Extracted records —
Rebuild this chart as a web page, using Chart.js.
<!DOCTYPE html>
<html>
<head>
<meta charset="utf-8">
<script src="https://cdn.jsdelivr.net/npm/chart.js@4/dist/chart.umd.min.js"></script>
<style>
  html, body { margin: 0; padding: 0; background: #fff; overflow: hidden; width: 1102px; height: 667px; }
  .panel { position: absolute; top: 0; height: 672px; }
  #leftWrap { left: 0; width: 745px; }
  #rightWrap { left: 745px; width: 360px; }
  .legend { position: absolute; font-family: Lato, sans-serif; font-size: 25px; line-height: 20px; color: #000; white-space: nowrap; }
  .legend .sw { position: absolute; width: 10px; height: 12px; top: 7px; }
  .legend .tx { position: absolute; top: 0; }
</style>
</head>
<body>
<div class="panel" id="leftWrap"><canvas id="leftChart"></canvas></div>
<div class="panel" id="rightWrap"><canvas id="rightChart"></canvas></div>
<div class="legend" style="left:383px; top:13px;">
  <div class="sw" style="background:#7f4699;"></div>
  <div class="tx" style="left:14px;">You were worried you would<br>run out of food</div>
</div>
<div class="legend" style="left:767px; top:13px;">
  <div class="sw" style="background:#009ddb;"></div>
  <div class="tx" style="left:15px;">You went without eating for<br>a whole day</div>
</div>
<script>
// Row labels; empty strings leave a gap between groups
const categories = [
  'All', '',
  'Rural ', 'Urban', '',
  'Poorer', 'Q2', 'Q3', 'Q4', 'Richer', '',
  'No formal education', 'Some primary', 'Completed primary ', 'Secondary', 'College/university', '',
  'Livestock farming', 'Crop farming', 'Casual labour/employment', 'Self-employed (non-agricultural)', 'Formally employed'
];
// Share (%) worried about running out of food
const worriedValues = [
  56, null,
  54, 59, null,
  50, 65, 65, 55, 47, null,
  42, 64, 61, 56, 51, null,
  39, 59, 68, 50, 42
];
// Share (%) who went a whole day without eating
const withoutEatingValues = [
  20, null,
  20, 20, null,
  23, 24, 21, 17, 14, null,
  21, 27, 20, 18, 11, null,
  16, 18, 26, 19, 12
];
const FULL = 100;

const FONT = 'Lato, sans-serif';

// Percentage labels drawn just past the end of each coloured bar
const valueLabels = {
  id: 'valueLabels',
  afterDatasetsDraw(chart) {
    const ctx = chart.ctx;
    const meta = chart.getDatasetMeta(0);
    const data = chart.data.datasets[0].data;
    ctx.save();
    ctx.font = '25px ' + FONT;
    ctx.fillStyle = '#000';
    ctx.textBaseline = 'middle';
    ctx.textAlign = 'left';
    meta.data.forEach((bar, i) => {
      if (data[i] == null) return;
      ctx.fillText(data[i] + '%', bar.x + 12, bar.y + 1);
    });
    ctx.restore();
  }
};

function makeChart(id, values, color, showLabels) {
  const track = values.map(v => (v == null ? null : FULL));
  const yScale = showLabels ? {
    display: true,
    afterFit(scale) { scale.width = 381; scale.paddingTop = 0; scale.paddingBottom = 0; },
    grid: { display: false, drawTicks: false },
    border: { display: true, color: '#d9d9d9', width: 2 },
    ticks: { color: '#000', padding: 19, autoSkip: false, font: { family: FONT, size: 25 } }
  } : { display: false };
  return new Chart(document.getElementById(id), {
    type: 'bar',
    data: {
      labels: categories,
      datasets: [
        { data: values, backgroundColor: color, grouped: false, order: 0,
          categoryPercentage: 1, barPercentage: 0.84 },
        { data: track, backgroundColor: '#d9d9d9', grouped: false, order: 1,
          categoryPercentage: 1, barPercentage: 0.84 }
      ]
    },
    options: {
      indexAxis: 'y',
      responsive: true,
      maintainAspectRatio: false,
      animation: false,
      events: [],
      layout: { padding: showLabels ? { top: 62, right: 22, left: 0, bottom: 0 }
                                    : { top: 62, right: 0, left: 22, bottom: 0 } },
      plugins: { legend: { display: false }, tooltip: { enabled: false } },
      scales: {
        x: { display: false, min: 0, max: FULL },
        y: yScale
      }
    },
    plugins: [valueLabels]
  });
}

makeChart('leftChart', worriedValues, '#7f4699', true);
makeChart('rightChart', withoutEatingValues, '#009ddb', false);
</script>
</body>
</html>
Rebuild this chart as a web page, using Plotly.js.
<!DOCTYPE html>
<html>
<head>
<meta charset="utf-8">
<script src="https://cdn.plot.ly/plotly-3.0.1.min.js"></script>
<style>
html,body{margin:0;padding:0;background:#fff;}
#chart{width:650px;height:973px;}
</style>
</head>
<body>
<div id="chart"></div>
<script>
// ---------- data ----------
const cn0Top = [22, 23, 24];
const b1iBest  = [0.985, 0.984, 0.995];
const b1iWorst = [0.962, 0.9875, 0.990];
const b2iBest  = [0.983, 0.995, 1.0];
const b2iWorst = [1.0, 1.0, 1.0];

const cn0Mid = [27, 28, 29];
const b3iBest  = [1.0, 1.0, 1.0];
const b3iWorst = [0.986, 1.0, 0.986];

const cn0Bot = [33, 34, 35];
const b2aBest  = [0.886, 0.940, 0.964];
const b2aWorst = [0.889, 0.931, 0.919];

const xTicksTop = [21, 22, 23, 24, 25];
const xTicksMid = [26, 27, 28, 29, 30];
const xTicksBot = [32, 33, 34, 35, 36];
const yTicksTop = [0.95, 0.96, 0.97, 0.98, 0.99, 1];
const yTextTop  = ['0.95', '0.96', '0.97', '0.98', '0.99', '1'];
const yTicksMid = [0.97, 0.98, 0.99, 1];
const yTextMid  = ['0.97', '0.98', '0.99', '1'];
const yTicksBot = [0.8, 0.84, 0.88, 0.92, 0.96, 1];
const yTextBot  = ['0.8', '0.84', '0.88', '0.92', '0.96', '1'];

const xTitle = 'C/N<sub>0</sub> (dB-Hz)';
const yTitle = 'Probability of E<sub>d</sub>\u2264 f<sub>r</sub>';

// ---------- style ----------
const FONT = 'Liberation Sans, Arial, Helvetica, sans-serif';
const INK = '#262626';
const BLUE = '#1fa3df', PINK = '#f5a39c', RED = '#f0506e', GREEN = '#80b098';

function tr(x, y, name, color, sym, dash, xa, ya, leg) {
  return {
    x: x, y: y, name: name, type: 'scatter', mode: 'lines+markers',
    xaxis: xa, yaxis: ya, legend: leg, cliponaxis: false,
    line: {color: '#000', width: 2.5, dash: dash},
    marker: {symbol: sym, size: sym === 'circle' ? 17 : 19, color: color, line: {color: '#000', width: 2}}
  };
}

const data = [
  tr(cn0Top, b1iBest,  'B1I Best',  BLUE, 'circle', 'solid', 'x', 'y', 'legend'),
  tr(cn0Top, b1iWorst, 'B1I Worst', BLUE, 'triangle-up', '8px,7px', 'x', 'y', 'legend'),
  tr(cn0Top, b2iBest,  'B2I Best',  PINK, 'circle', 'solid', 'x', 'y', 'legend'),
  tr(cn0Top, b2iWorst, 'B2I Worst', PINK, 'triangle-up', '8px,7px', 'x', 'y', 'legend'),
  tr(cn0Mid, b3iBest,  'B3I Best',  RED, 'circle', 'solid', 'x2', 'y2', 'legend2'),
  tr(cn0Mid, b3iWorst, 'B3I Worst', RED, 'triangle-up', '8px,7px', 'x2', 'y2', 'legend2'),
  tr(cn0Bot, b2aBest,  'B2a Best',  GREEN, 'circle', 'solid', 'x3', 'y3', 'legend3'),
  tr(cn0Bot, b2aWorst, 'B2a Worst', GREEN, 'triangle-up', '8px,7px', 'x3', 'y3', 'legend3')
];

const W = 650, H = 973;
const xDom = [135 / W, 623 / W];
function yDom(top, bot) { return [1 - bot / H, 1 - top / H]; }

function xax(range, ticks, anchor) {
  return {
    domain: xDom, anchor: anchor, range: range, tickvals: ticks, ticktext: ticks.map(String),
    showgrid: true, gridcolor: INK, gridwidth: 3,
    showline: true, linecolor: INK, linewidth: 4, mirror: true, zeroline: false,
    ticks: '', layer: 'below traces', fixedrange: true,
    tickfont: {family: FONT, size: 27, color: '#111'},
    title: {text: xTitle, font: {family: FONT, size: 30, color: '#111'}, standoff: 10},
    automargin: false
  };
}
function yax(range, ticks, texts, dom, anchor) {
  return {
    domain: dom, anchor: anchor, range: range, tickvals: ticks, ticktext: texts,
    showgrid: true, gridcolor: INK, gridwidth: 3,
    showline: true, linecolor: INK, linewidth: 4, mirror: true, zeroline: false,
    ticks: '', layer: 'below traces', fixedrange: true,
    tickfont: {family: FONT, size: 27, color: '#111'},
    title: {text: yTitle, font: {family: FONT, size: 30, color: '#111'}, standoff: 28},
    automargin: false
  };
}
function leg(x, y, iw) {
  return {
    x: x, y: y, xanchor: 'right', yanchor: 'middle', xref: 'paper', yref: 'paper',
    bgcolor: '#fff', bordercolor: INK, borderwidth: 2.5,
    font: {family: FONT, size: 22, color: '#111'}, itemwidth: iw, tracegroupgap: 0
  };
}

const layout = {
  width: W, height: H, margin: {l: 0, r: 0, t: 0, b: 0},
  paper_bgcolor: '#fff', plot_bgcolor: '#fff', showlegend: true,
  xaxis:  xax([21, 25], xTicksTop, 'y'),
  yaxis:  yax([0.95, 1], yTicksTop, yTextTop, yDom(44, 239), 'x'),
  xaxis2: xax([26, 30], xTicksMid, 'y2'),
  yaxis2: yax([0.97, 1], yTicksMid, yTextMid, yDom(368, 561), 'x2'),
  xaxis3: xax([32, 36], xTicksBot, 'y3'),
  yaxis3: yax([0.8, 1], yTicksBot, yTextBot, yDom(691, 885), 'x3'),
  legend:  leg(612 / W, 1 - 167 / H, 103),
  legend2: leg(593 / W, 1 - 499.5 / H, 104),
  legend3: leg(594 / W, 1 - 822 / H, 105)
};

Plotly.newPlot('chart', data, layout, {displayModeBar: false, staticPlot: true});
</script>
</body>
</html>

Exercise directions — Return only the lines spanning from the first line of the material through the line with "const FONT = 'Lato, sans-serif';", copied exactly, both ends kept.

Completed exercise —
Rebuild this chart as a web page, using Chart.js.
<!DOCTYPE html>
<html>
<head>
<meta charset="utf-8">
<script src="https://cdn.jsdelivr.net/npm/chart.js@4/dist/chart.umd.min.js"></script>
<style>
  html, body { margin: 0; padding: 0; background: #fff; overflow: hidden; width: 1102px; height: 667px; }
  .panel { position: absolute; top: 0; height: 672px; }
  #leftWrap { left: 0; width: 745px; }
  #rightWrap { left: 745px; width: 360px; }
  .legend { position: absolute; font-family: Lato, sans-serif; font-size: 25px; line-height: 20px; color: #000; white-space: nowrap; }
  .legend .sw { position: absolute; width: 10px; height: 12px; top: 7px; }
  .legend .tx { position: absolute; top: 0; }
</style>
</head>
<body>
<div class="panel" id="leftWrap"><canvas id="leftChart"></canvas></div>
<div class="panel" id="rightWrap"><canvas id="rightChart"></canvas></div>
<div class="legend" style="left:383px; top:13px;">
  <div class="sw" style="background:#7f4699;"></div>
  <div class="tx" style="left:14px;">You were worried you would<br>run out of food</div>
</div>
<div class="legend" style="left:767px; top:13px;">
  <div class="sw" style="background:#009ddb;"></div>
  <div class="tx" style="left:15px;">You went without eating for<br>a whole day</div>
</div>
<script>
// Row labels; empty strings leave a gap between groups
const categories = [
  'All', '',
  'Rural ', 'Urban', '',
  'Poorer', 'Q2', 'Q3', 'Q4', 'Richer', '',
  'No formal education', 'Some primary', 'Completed primary ', 'Secondary', 'College/university', '',
  'Livestock farming', 'Crop farming', 'Casual labour/employment', 'Self-employed (non-agricultural)', 'Formally employed'
];
// Share (%) worried about running out of food
const worriedValues = [
  56, null,
  54, 59, null,
  50, 65, 65, 55, 47, null,
  42, 64, 61, 56, 51, null,
  39, 59, 68, 50, 42
];
// Share (%) who went a whole day without eating
const withoutEatingValues = [
  20, null,
  20, 20, null,
  23, 24, 21, 17, 14, null,
  21, 27, 20, 18, 11, null,
  16, 18, 26, 19, 12
];
const FULL = 100;

const FONT = 'Lato, sans-serif';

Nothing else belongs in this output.